The media giant on Thursday announced its much-anticipated streaming platform Disney+, which will be rolled out on Nov. 12. Disney Chairman and CEO Bob Iger claimed its company's brand name gives it an edge over rival streaming service Netflix, which he said is "still" building its brand. Disney's stock surged as high as 12% on Friday, on pace for its best day since May 2009. Netflix shares fell Friday.
However, some analysts covering the streaming space are doubtful of Disney+'s ability to disrupt Netflix's dominant position, saying its family focused content offering lacks quality and quantity compared with Netflix's.

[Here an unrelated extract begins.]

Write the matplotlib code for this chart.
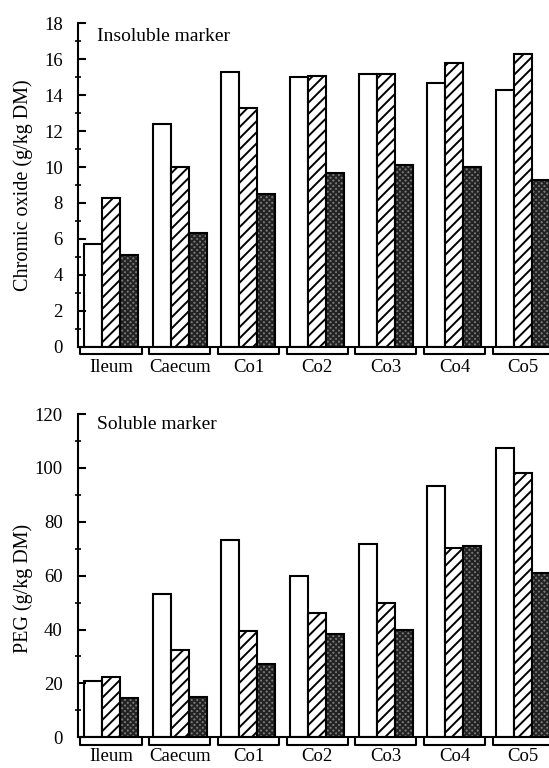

"We do not view Disney+ as a strong alternative to Netflix," Suntrust tech analyst Matthew Thornton said in a note Friday. "Bottom-line, Disney+ features family content, while Netflix offers a much broader range of content with the majority of the most-searched content on the platform."
J.P. Morgan analyst Doug Anmuth also said Disney+ doesn't pose a threat to Netflix.
"While we expect Disney+ will likely be the most competitive streaming offering to Netflix, we still do not view it as a major threat to Netflix subscriber numbers given Netflix's quality & quantity of content, along with the global secular shift toward streaming," Anmuth said in a note to clients Friday.
Disney is entering an increasingly competitive streaming war with rivals Netflix, Hulu and Amazon fighting for market share while various media companies such as Apple and NBC jump on the streaming bandwagon. Disney expects to ramp up its original content with a $1 billion investment in 2020 and $2 billion by 2024.
The company is also expected to reach between 60 million and 90 million subscribers by the end of 2024. One-third of those subscribers will be domestic and two-thirds will be international, the company said.
Disclosure: Comcast, which owns CNBC parent NBCUniversal, is a co-owner of Hulu.